TO DO: Return the data exactly, with all pictures removed.

## START SUPPLIED DATA

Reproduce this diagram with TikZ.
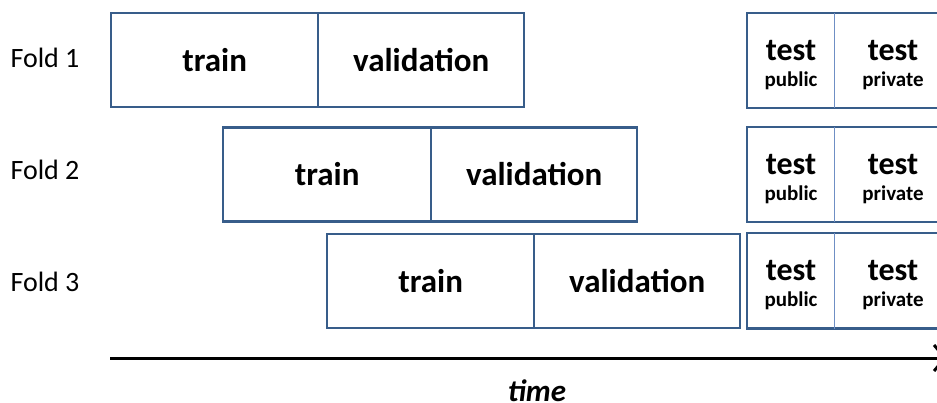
\documentclass[tikz,border=0pt]{standalone}
\usepackage{fontspec}
\setmainfont{Carlito}
\usetikzlibrary{arrows.meta}
\definecolor{boxblue}{HTML}{385D8A}
\definecolor{divblue}{HTML}{6F8FC4}
\tikzset{
  seg/.style={draw=boxblue, line width=2.4pt, inner sep=0pt, minimum height=94pt,
    font=\bfseries\fontsize{33}{36}\selectfont, anchor=west},
  tseg/.style={inner sep=0pt, minimum height=95pt, anchor=west},
  testmain/.style={font=\bfseries\fontsize{32}{32}\selectfont, anchor=base, inner sep=0pt},
  testsub/.style={font=\bfseries\fontsize{21}{21}\selectfont, anchor=base, inner sep=0pt},
  foldlbl/.style={font=\fontsize{28}{30}\selectfont},
}
\begin{document}
\begin{tikzpicture}[x=1pt,y=-1pt]
\useasboundingbox (0,0) rectangle (937,403);
\clip (0,0) rectangle (937,403);
% fold labels
\node[foldlbl] (f1) at (45,58) {Fold 1};
\node[foldlbl] (f2) at (45,170) {Fold 2};
\node[foldlbl] (f3) at (45,282) {Fold 3};
% fold 1
\node[seg, minimum width=207pt] (tr1) at (110,60) {train};
\node[seg, minimum width=206pt] (va1) at (317,60) {validation};
% fold 2
\node[seg, minimum width=208pt] (tr2) at (222,174.5) {train};
\node[seg, minimum width=206pt] (va2) at (430,174.5) {validation};
% fold 3
\node[seg, minimum width=207pt] (tr3) at (326,281) {train};
\node[seg, minimum width=206pt] (va3) at (533,281) {validation};
% test boxes
\foreach \i/\y in {1/60.5,2/174.5,3/281}{
  \node[tseg, minimum width=87pt] (pub\i) at (747,\y) {};
  \node[tseg, minimum width=118pt] (pri\i) at (834,\y) {};
  \node[testmain] (pubt\i) at (791,\y) {test};
  \node[testsub] (pubs\i) at (791,\y+26) {public};
  \node[testmain] (prit\i) at (893,\y) {test};
  \node[testsub] (pris\i) at (893,\y+26) {private};
  \draw[boxblue, line width=2.4pt] (pub\i.north west) rectangle (pri\i.south east);
  \draw[divblue, line width=1.6pt] (pub\i.north east) -- (pub\i.south east);
}
% time axis
\coordinate (t0) at (110,358);
\coordinate (t1) at (947,358);
\draw[line width=3pt, -{Straight Barb[length=11pt,width=26pt,line width=3pt]}] (t0) -- (t1);
\node[font=\bfseries\itshape\fontsize{31}{33}\selectfont, anchor=base, inner sep=0pt] (time) at (537,401) {time};
\end{tikzpicture}
\end{document}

## END SUPPLIED DATA

THE RESULT:
Reproduce this diagram with TikZ.
\documentclass[tikz,border=0pt]{standalone}
\usepackage{fontspec}
\setmainfont{Carlito}
\usetikzlibrary{arrows.meta}
\definecolor{boxblue}{HTML}{385D8A}
\definecolor{divblue}{HTML}{6F8FC4}
\tikzset{
  seg/.style={draw=boxblue, line width=2.4pt, inner sep=0pt, minimum height=94pt,
    font=\bfseries\fontsize{33}{36}\selectfont, anchor=west},
  tseg/.style={inner sep=0pt, minimum height=95pt, anchor=west},
  testmain/.style={font=\bfseries\fontsize{32}{32}\selectfont, anchor=base, inner sep=0pt},
  testsub/.style={font=\bfseries\fontsize{21}{21}\selectfont, anchor=base, inner sep=0pt},
  foldlbl/.style={font=\fontsize{28}{30}\selectfont},
}
\begin{document}
\begin{tikzpicture}[x=1pt,y=-1pt]
\useasboundingbox (0,0) rectangle (937,403);
\clip (0,0) rectangle (937,403);
% fold labels
\node[foldlbl] (f1) at (45,58) {Fold 1};
\node[foldlbl] (f2) at (45,170) {Fold 2};
\node[foldlbl] (f3) at (45,282) {Fold 3};
% fold 1
\node[seg, minimum width=207pt] (tr1) at (110,60) {train};
\node[seg, minimum width=206pt] (va1) at (317,60) {validation};
% fold 2
\node[seg, minimum width=208pt] (tr2) at (222,174.5) {train};
\node[seg, minimum width=206pt] (va2) at (430,174.5) {validation};
% fold 3
\node[seg, minimum width=207pt] (tr3) at (326,281) {train};
\node[seg, minimum width=206pt] (va3) at (533,281) {validation};
% test boxes
\foreach \i/\y in {1/60.5,2/174.5,3/281}{
  \node[tseg, minimum width=87pt] (pub\i) at (747,\y) {};
  \node[tseg, minimum width=118pt] (pri\i) at (834,\y) {};
  \node[testmain] (pubt\i) at (791,\y) {test};
  \node[testsub] (pubs\i) at (791,\y+26) {public};
  \node[testmain] (prit\i) at (893,\y) {test};
  \node[testsub] (pris\i) at (893,\y+26) {private};
  \draw[boxblue, line width=2.4pt] (pub\i.north west) rectangle (pri\i.south east);
  \draw[divblue, line width=1.6pt] (pub\i.north east) -- (pub\i.south east);
}
% time axis
\coordinate (t0) at (110,358);
\coordinate (t1) at (947,358);
\draw[line width=3pt, -{Straight Barb[length=11pt,width=26pt,line width=3pt]}] (t0) -- (t1);
\node[font=\bfseries\itshape\fontsize{31}{33}\selectfont, anchor=base, inner sep=0pt] (time) at (537,401) {time};
\end{tikzpicture}
\end{document}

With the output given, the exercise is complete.